Task to carry out: Starting at the first line of the listing below, repeat each line up to and including the one containing "from matplotlib.lines import Line2D". Leave out pictures.

Data extract:
—————
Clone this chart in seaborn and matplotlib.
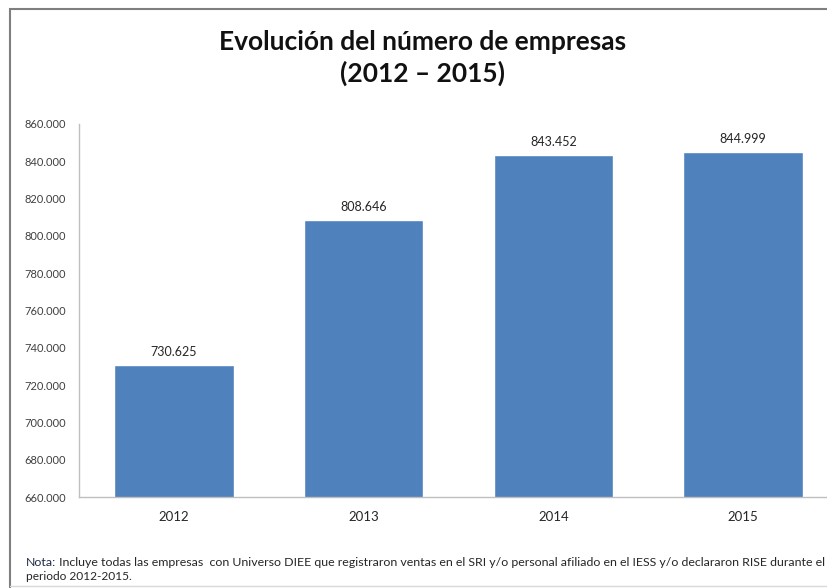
import matplotlib
matplotlib.use("Agg")
import matplotlib.pyplot as plt
import seaborn as sns
import pandas as pd
from matplotlib.patches import Rectangle
from matplotlib.lines import Line2D

years = ["2012", "2013", "2014", "2015"]
empresas = [730625, 808646, 843452, 844999]
yticks = [660000, 680000, 700000, 720000, 740000, 760000, 780000, 800000, 820000, 840000, 860000]

title = "Evolución del número de empresas\n(2012 – 2015)"
note_label = "Nota:"
note_text = (" Incluye todas las empresas  con Universo DIEE que registraron ventas en el SRI y/o "
             "personal afiliado en el IESS y/o declararon RISE durante el")
note_line2 = "periodo 2012-2015."

def fmt(v):
    return f"{v:,.0f}".replace(",", ".")

sns.set_theme(style="white")
plt.rcParams['font.family'] = ['Lato', 'DejaVu Sans']

W, H = 828, 588
fig = plt.figure(figsize=(W / 100, H / 100), dpi=100)
fig.patch.set_facecolor("white")

# outer frame
fig.add_artist(Rectangle((10 / W, -0.05), 1.1, 1 - 9 / H + 0.05, transform=fig.transFigure,
                         fill=False, edgecolor="#7f7f7f", linewidth=1.5))
fig.add_artist(Line2D([10 / W, 1], [1 - 586 / H, 1 - 586 / H], transform=fig.transFigure,
                      color="#d9d9d9", linewidth=1))

left, right = 79 / W, 838 / W
bottom, top = 1 - 497 / H, 1 - 124 / H
ax = fig.add_axes([left, bottom, right - left, top - bottom])

df = pd.DataFrame({"year": years, "empresas": empresas})
sns.barplot(data=df, x="year", y="empresas", color="#4F81BD", saturation=1, width=0.63, ax=ax)

ax.set_ylim(yticks[0], yticks[-1])
ax.set_xlim(-0.5, len(years) - 0.5)
ax.set_yticks(yticks)
ax.set_yticklabels([fmt(t) for t in yticks], fontsize=8, color="#404040")
ax.set_xticks(range(len(years)))
ax.set_xticklabels(years, fontsize=9.5, color="#262626")
ax.tick_params(axis="both", length=0)
ax.tick_params(axis="y", pad=9.5)
ax.tick_params(axis="x", pad=10)
ax.set_xlabel("")
ax.set_ylabel("")
for s in ["top", "right"]:
    ax.spines[s].set_visible(False)
for s in ["left", "bottom"]:
    ax.spines[s].set_color("#bfbfbf")
    ax.spines[s].set_linewidth(1)

for i, v in enumerate(empresas):
    ax.annotate(fmt(v), (i, v), xytext=(0, 5), textcoords="offset points",
                ha="center", va="bottom", fontsize=9, color="#262626")

fig.text(423 / W, 1 - 58 / H, title, ha="center", va="center", fontsize=19,
         fontweight="bold", color="#111111", linespacing=1.3)

t1 = fig.text(26 / W, 1 - 563 / H, note_label, ha="left", va="center", fontsize=8.9, color="#1f2a44")
fig.canvas.draw()
bb = t1.get_window_extent()
fig.text(bb.x1 / W, 1 - 563 / H, note_text, ha="left", va="center", fontsize=8.9, color="#262626")
fig.text(26 / W, 1 - 577 / H, note_line2, ha="left", va="center", fontsize=8.6, color="#262626")

fig.savefig("out.png", dpi=100)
—————
Solution to this exercise:
Clone this chart in seaborn and matplotlib.
import matplotlib
matplotlib.use("Agg")
import matplotlib.pyplot as plt
import seaborn as sns
import pandas as pd
from matplotlib.patches import Rectangle
from matplotlib.lines import Line2D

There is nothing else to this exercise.